Color Me Love [China, movie, 2010]
From ChinaDaily's review: "The plot is vaguely reminiscent of The Devil Wears Prada. The heroine is a new fashion editor who has to deal with her female boss and boyfriend, an arrogant young painter who has a chaotic past with other girls." My understanding is that in The Devil Wears Prada, the boss-lady really is a devil. Not so in this movie, where Joan Chen plays the boss, and she's also the oldest friend of the heroine's aunt. Nepotism may get Wang Xiaofei the internship, but it's her skills that get her the permanent job, and it's her charm that gets her the artist. The movie has little true viciousness (no real devil to speak of) but a lot of honesty. It lets things develop at a slower pace, but it feels just right. It's might be a date movie, but it's a gentle one that respects its characters.

Hero [Korea, drama, 2009]
I am a sucker for stories in which an unlikely band of wacky misfits and outcasts manage to topple powerful politicians or businesspeople and reveal the seamy underside against all odds. (This is also why I cheered when National Enquirer was nominated for a pulitzer, because I don't think you can get more unaccredited, discounted underdog in the newspaper world than the freaking National Enquirer.) To some degree, the kdrama does almost feel like it might've been inspired by the real-life situation; the protagonist and his fellow journalists are all employed by a low-rent tabloid that mostly publishes pictures of politicians and movie stars in compromising positions (literally and figuratively). But when they start getting too close to the truths behind a major corporation's underhanded dealings, the going gets rough... and you can guess the rest.

The problem I had was with the opposition's main protagonist, Kang Hae-Seong. His father was driven to suicide by the main bad guy's company, yet he's not just working for the newspaper owned by that company... he's also engaged to the CEO's daughter, and quickly slides into the position of the CEO's right-hand man, and nearly de facto heir. By the middle point of the story, he was involved in enough that by US law, he could've been held as accessory to murder; at the very least, as accessory to kidnapping, attempted murder, and conspiracy. The script appeared to hint that he had some kind of personal reason for his path, yet by the time you get any reveal of that sort, he's already easily in for twenty. There's taking someone down for revenge, and then there's taking them down in such a way that you'll be in the cell right next to them. Call me too pragmatic, but I find the latter to be infinitely stupid way to go about revenge. Kinda defeats the purpose.

I gave the show points for having a police captain who's a woman, though her title seemed mostly in name. Otherwise, she's treated and respected about as much as a secretary (and much of the time, dresses like a college student). Okay, she has seriously kick-ass fighting skills, which is also in contrast to Do-hyuk's cowardice (played by Lee Jun-ki, coming off several dramas/movies where he played serious fighters).

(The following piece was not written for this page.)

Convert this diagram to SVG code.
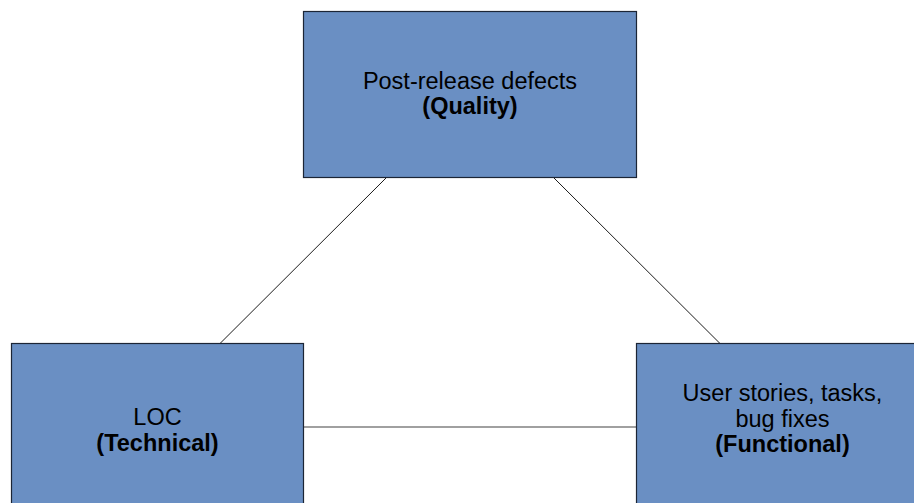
<svg xmlns="http://www.w3.org/2000/svg" width="914" height="503" viewBox="0 0 914 503">
  <style>
    .box { fill: #6a8fc3; stroke: #1c2535; stroke-width: 1.2; }
    .t { font-family: "Liberation Sans", Arial, sans-serif; font-size: 23.5px; fill: #000; text-anchor: middle; }
    .b { font-weight: bold; }
    .diag { stroke: #1a1a1a; stroke-width: 1; fill: none; }
    .hor { stroke: #808080; stroke-width: 1.4; fill: none; }
  </style>
  <rect width="914" height="503" fill="#ffffff"/>
  <g id="connectors">
    <line class="diag" x1="386.5" y1="177.5" x2="220" y2="343.5"/>
    <line class="diag" x1="553.5" y1="177.5" x2="720" y2="343.5"/>
    <line class="hor" x1="303.5" y1="427" x2="636.5" y2="427"/>
  </g>
  <g id="quality">
    <rect class="box" x="303.5" y="11.5" width="333" height="166"/>
    <text class="t" x="470" y="88.5">Post-release defects</text>
    <text class="t b" x="470" y="114">(Quality)</text>
  </g>
  <g id="technical">
    <rect class="box" x="11.5" y="343.5" width="292" height="170"/>
    <text class="t" x="157.5" y="424.5">LOC</text>
    <text class="t b" x="157.5" y="450.5">(Technical)</text>
  </g>
  <g id="functional">
    <rect class="box" x="636.5" y="343.5" width="292" height="170"/>
    <text class="t" x="782.5" y="401">User stories, tasks,</text>
    <text class="t" x="782.5" y="427">bug fixes</text>
    <text class="t b" x="782.5" y="452">(Functional)</text>
  </g>
</svg>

Many of the supporting cast has flashes of bringing more than cardboard to the storyline, but... it really starts to drag by about half-way through. Mostly because I could see, over and over, feasible reasons for arrest that were being dismissed. Like, say, the issue of accessory. It took me at least two episodes to get over the notion that there's a statute of limitations on murder (and even knowing that the US is unusual for not having one, I still could not comprehend ever telling a murder victim's family that we caught the murderer but can't do a think since it's been sixteen years... that's just... no, I can't even comprehend that injustice). Okay, so you can't charge the bad guys with murder, but when they compound that with additional murder, as well as abduction, conspiracy, and various other crimes, and then one of the conspirators admits this -- what the hell, script. No, the conspirator might not have been the one to give the order, but he facilitated the order being carried out. Does that count for nothing?

Dunno if it does or not, but apparently the script thought counting it would end things too soon, so up the stakes and ignore the actual/likely law. Problem is, to me, that's a big plothole, so I hung on to about ep11, and then quit.

Protégé [Hong Kong, movie, 2007]
Quin, the reigning Heroin drug lord in Hong Kong suffers from poor health and is need of a successor. He doesn’t have any sons, so he has to pick someone from his inner circle. Quin decides to go with Nick, someone that has been faithful to him for over 8 years and is one of the more intelligent persons in his inner circle. What Quin does not realize is that Nick is an undercover cop, planted by the Hong Kong police force to bring down Quin’s drug empire.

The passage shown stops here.